- **WHAT YOU NEED TO DO**: Extract the run of lines that starts at the top of the records below and ends at the line with "fig = go.Figure()", keeping both ends and excluding pictures.

Rows from a dataset of charts and code:
· · · · ·

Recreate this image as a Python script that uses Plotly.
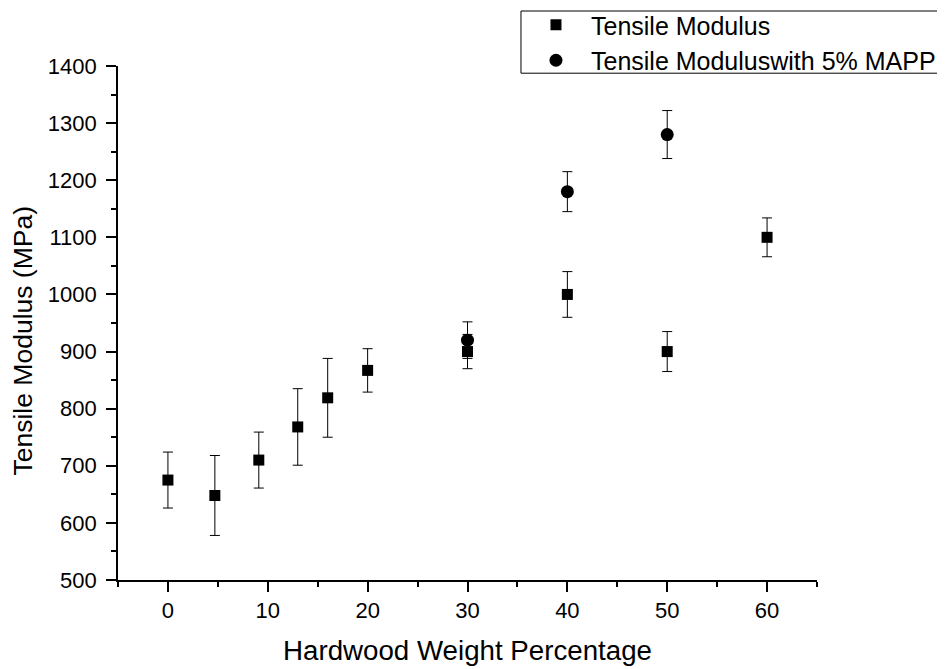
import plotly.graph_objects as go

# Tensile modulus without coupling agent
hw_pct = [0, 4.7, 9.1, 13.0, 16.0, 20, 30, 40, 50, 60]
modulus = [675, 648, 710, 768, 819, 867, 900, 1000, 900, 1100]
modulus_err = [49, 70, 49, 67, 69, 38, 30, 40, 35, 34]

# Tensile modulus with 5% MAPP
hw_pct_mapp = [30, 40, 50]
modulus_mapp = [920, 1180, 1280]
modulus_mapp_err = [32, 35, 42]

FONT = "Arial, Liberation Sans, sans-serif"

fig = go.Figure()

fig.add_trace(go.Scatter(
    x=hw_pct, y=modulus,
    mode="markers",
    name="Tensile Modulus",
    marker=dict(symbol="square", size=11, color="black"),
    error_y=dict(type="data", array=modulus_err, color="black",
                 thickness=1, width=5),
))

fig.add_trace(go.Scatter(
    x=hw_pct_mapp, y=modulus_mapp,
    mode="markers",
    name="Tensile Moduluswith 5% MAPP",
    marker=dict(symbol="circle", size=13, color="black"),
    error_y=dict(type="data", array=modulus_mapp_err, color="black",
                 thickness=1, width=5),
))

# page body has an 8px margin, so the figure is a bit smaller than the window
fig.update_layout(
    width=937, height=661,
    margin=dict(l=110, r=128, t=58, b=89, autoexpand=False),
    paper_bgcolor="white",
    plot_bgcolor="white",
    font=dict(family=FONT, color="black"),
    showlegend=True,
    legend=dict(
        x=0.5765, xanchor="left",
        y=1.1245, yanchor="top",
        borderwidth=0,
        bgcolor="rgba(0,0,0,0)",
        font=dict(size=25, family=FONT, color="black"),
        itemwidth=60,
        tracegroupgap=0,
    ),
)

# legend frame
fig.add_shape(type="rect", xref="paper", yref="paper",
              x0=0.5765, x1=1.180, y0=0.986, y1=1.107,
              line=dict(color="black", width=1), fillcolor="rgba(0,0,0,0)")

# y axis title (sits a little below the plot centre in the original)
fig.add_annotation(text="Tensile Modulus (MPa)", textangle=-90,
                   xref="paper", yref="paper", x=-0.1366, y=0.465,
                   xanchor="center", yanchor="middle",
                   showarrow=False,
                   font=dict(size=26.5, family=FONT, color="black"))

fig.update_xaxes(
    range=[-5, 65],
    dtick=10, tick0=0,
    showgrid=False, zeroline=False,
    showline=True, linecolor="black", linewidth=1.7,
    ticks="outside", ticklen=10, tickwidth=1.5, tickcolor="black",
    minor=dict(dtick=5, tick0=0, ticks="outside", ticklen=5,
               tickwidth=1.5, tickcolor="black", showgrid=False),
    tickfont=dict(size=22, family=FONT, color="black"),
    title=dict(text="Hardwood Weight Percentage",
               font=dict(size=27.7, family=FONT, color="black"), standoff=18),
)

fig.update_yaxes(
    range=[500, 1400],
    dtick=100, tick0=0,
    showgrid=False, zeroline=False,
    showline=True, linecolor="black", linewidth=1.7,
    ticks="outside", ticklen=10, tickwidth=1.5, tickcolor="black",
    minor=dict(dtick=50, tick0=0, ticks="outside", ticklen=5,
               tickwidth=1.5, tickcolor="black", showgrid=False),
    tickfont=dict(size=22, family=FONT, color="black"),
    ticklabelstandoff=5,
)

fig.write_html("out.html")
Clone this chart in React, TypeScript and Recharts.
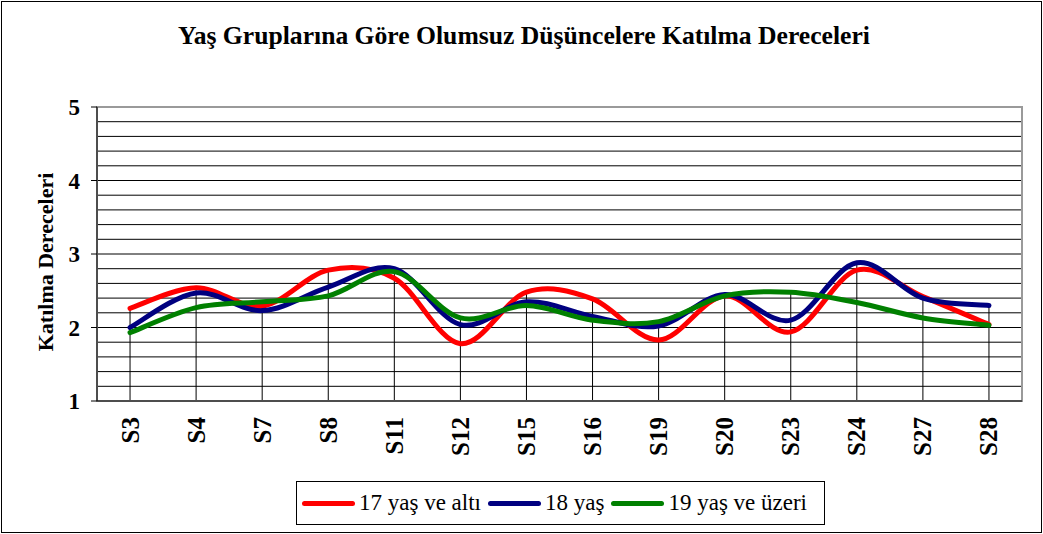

· · · · ·

- **ANSWER**:
Recreate this image as a Python script that uses Plotly.
import plotly.graph_objects as go

# Tensile modulus without coupling agent
hw_pct = [0, 4.7, 9.1, 13.0, 16.0, 20, 30, 40, 50, 60]
modulus = [675, 648, 710, 768, 819, 867, 900, 1000, 900, 1100]
modulus_err = [49, 70, 49, 67, 69, 38, 30, 40, 35, 34]

# Tensile modulus with 5% MAPP
hw_pct_mapp = [30, 40, 50]
modulus_mapp = [920, 1180, 1280]
modulus_mapp_err = [32, 35, 42]

FONT = "Arial, Liberation Sans, sans-serif"

fig = go.Figure()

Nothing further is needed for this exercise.